Cattrall is sadly endearing as the damaged Monica, living in a trailer park and struggling with substance abuse while attempting to pay her bills and wrest custody of her daughter from her abusive ex husband. Teenage dork Tobe Hulbert (Dustin Ingram), a Napoleon Dynamite look-alike and avid fan of Ms. Velour’s cheesy oeuvre, discovers that Monica is performing at a club in the Indiana heartland close to where a potential buyer for his kitschy hot dog van lives, and sets out on a road trip to see the woman of his dreams in the flesh.
Ingram and Cattrall have sweet chemistry, but are let down by the story’s predictability and the film’s inability to reconcile its affection for the silliness and seeming naïveté of vintage porn with the industry’s horrible treatment of women generally and Monica specifically. By the time Tobe sets off in his van to see Monica, it’s frustratingly easy to predict every beat of the narrative and the film’s likely conclusion, which feels like a curious miscalculation.

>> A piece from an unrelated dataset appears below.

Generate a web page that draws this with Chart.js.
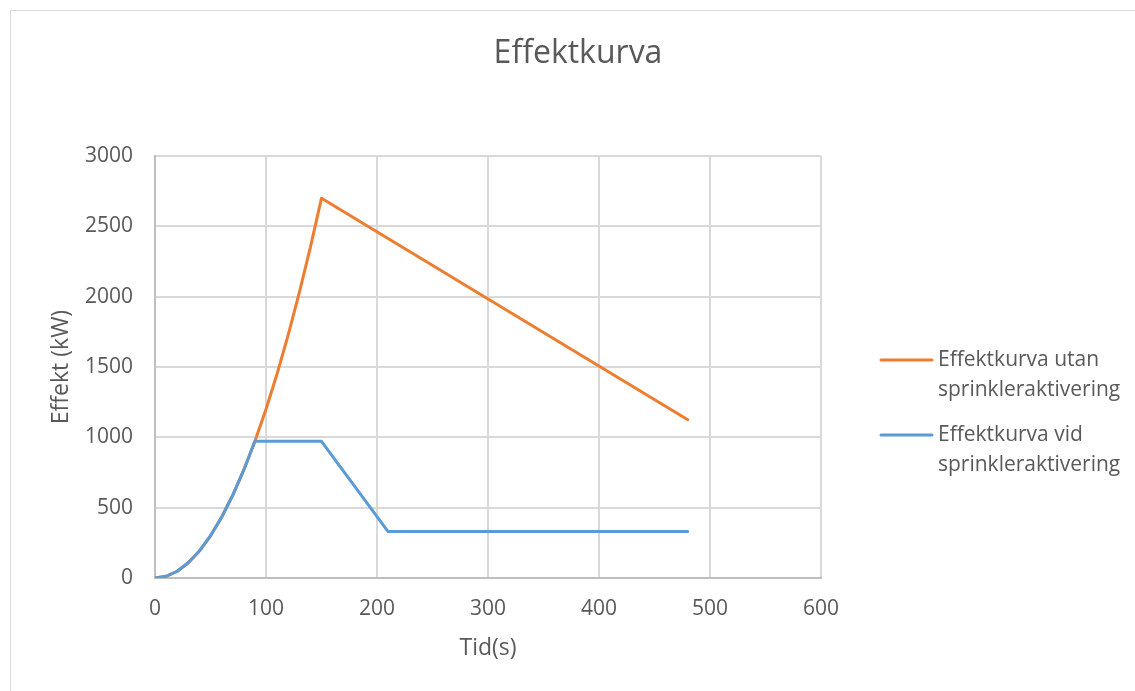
<!DOCTYPE html>
<html>
<head>
<meta charset="utf-8">
<script src="https://cdn.jsdelivr.net/npm/chart.js@4/dist/chart.umd.min.js"></script>
<style>
  html, body { margin: 0; padding: 0; background: #fff; }
  #wrap { position: relative; width: 1135px; height: 691px; }
</style>
</head>
<body>
<div id="wrap"><canvas id="c" width="1135" height="691"></canvas></div>
<script>
// ---- Data ----
const titleText = "Effektkurva";
const xAxisTitle = "Tid(s)";
const yAxisTitle = "Effekt (kW)";

const timeUtan = [0, 10, 20, 30, 40, 50, 60, 70, 80, 90, 100, 110, 120, 130, 140, 150, 480];
const effektUtan = [0, 12, 48, 108, 192, 300, 432, 588, 768, 972, 1200, 1452, 1728, 2028, 2352, 2700, 1125];

const timeVid = [0, 10, 20, 30, 40, 50, 60, 70, 80, 90, 150, 210, 480];
const effektVid = [0, 12, 48, 108, 192, 300, 432, 588, 768, 972, 972, 330, 330];

const labelUtan = ["Effektkurva utan", "sprinkleraktivering"];
const labelVid = ["Effektkurva vid", "sprinkleraktivering"];

const xTicks = [0, 100, 200, 300, 400, 500, 600];
const yTicks = [0, 500, 1000, 1500, 2000, 2500, 3000];

// ---- Build ----
const toPts = (xs, ys) => xs.map((x, i) => ({ x: x, y: ys[i] }));
const FONT = "'Open Sans', 'Liberation Sans', sans-serif";
const TXT = "#595959";

const frameTitleLegend = {
  id: "frameTitleLegend",
  beforeDraw(chart) {
    const ctx = chart.ctx;
    ctx.save();
    ctx.strokeStyle = "#d9d9d9";
    ctx.lineWidth = 1;
    ctx.strokeRect(10.5, 10.5, chart.width + 20, chart.height + 20);
    ctx.restore();
  },
  afterDraw(chart) {
    const ctx = chart.ctx;
    ctx.save();
    // title, centred on the whole chart object
    ctx.font = "32px " + FONT;
    ctx.fillStyle = TXT;
    ctx.textAlign = "center";
    ctx.textBaseline = "middle";
    ctx.fillText(chart.options.plugins.customTitle.text, 578, 54);

    // legend
    ctx.font = "21px " + FONT;
    ctx.textAlign = "left";
    const ys = [360, 435];
    chart.data.datasets.forEach((ds, k) => {
      const y = ys[k];
      ctx.strokeStyle = ds.borderColor;
      ctx.lineWidth = 3;
      ctx.lineCap = "round";
      ctx.beginPath();
      ctx.moveTo(881, y);
      ctx.lineTo(932, y);
      ctx.stroke();
      ds.legendLines.forEach((t, i) => ctx.fillText(t, 938, y + i * 30));
    });
    ctx.restore();
  }
};

new Chart(document.getElementById("c"), {
  type: "line",
  data: {
    datasets: [
      {
        label: labelUtan.join(" "),
        legendLines: labelUtan,
        data: toPts(timeUtan, effektUtan),
        borderColor: "#ED7D31",
        backgroundColor: "#ED7D31",
        borderWidth: 3,
        pointRadius: 0,
        tension: 0,
        order: 2,
        borderCapStyle: "round",
        borderJoinStyle: "round"
      },
      {
        label: labelVid.join(" "),
        legendLines: labelVid,
        data: toPts(timeVid, effektVid),
        borderColor: "#5B9BD5",
        backgroundColor: "#5B9BD5",
        borderWidth: 3,
        pointRadius: 0,
        tension: 0,
        order: 1,
        borderCapStyle: "round",
        borderJoinStyle: "round"
      }
    ]
  },
  options: {
    responsive: false,
    animation: false,
    layout: { padding: { left: 0, right: 314, top: 156, bottom: 0 } },
    plugins: {
      legend: { display: false },
      tooltip: { enabled: false },
      title: { display: false },
      customTitle: { text: titleText }
    },
    scales: {
      x: {
        type: "linear",
        min: 0,
        max: 600,
        afterBuildTicks: s => { s.ticks = xTicks.map(v => ({ value: v })); },
        afterFit: s => { s.height = 113; },
        grid: { color: "#d9d9d9", lineWidth: 2, drawTicks: false },
        border: { color: "#bfbfbf", width: 2 },
        ticks: { color: TXT, font: { family: FONT, size: 21 }, padding: 18, maxRotation: 0,
                 callback: v => String(v) },
        title: { display: true, text: xAxisTitle, color: TXT, font: { family: FONT, size: 23 },
                 padding: { top: 0, bottom: 29 } }
      },
      y: {
        type: "linear",
        min: 0,
        max: 3000,
        afterBuildTicks: s => { s.ticks = yTicks.map(v => ({ value: v })); },
        afterFit: s => { s.width = 155; },
        grid: { color: "#d9d9d9", lineWidth: 2, drawTicks: false },
        border: { color: "#bfbfbf", width: 2 },
        ticks: { color: TXT, font: { family: FONT, size: 21 }, padding: 22,
                 callback: v => String(v) },
        title: { display: true, text: yAxisTitle, color: TXT, font: { family: FONT, size: 23 },
                 padding: { top: 48, bottom: 0 } }
      }
    }
  },
  plugins: [frameTitleLegend]
});
</script>
</body>
</html>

The film makes clear that Monica has been used, abused and abandoned, so it’s a bit puzzling as to why the writer-director opted to graft this gritty, almost tragic character into a hackneyed story of sexual awakening and redemption other than to try and make a palatable film about an uncomfortable subject. A bit more bite and a lot less sugar coating (without going so far as to turn Meet Monica Velour into something horribly dark) would have made for a more powerful and less diluted film.